L'ancien ministre de la Santé et député (Horizons) Frédéric Valletoux a appelé ce samedi sur France 2 le Premier ministre François Bayrou à prendre "le temps de définir une feuille de route" avant de composer son équipe gouvernementale.
"Je pense que l'exigence première, ce serait une exigence de méthode, qu'on ne se précipite pas dans la composition du choix d'une équipe gouvernementale, mais qu'on fasse précéder cela par un vrai travail" pour définir "quelle sera la feuille de route, quels sont les sujets que dans les prochains mois" le gouvernement "va vouloir prendre à bras le corps", a-t-il déclaré.
Le président d'Horizons Édouard Philippe "avait plaidé dès la fin des législatives de 2022" pour rédiger une forme de pacte de gouvernement, "en disant à (la Première ministre d'alors) Élisabeth Borne 'on n'y arrivera pas, à faire des majorités au cas par cas, et texte par texte'". "On ne l'a pas fait avec Gabriel Attal, on ne l'a pas fait avec Michel Barnier et donc il serait temps que cette fois-ci on prenne le temps de définir une feuille de route, et ensuite chacun se positionne", a-t-il argumenté.

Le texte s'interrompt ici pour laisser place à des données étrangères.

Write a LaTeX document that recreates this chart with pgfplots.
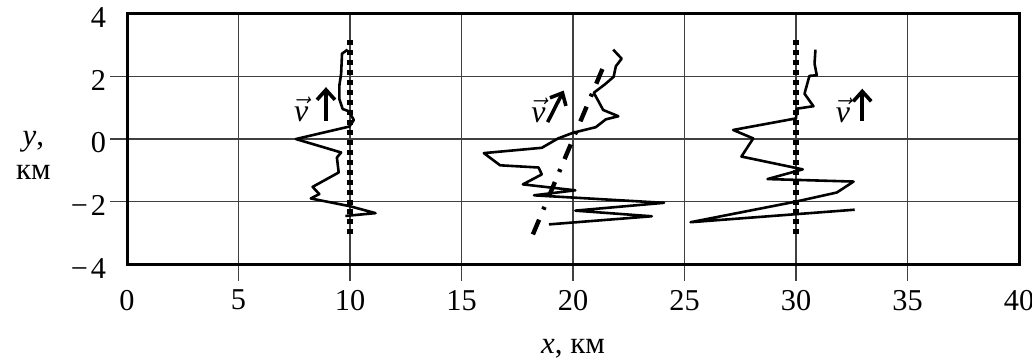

L'ancien Premier ministre n'a de son côté pas réagi à la nomination de François Bayrou, qui pourrait voir ses appétits pour l’Élysée aiguisés par son passage à Matignon.
A droite, Les Républicains ont conditionné leur participation au gouvernement au "projet" que leur présentera le nouveau Premier ministre. "C’est ensuite que nous pourrons décider d’une éventuelle participation", a affirmé vendredi le patron du groupe Laurent Wauquiez, dont les positions ont fait "consensus parmi les députés qui se sont exprimés" lors d’une réunion en visio.
"Nous ne nous renierons pas", a prévenu l’eurodéputé LR François-Xavier Bellamy sur France Inter ce samedi matin, citant comme priorités de son parti l’immigration, la sécurité, l’agriculture, la fiscalité ou encore la dette du pays.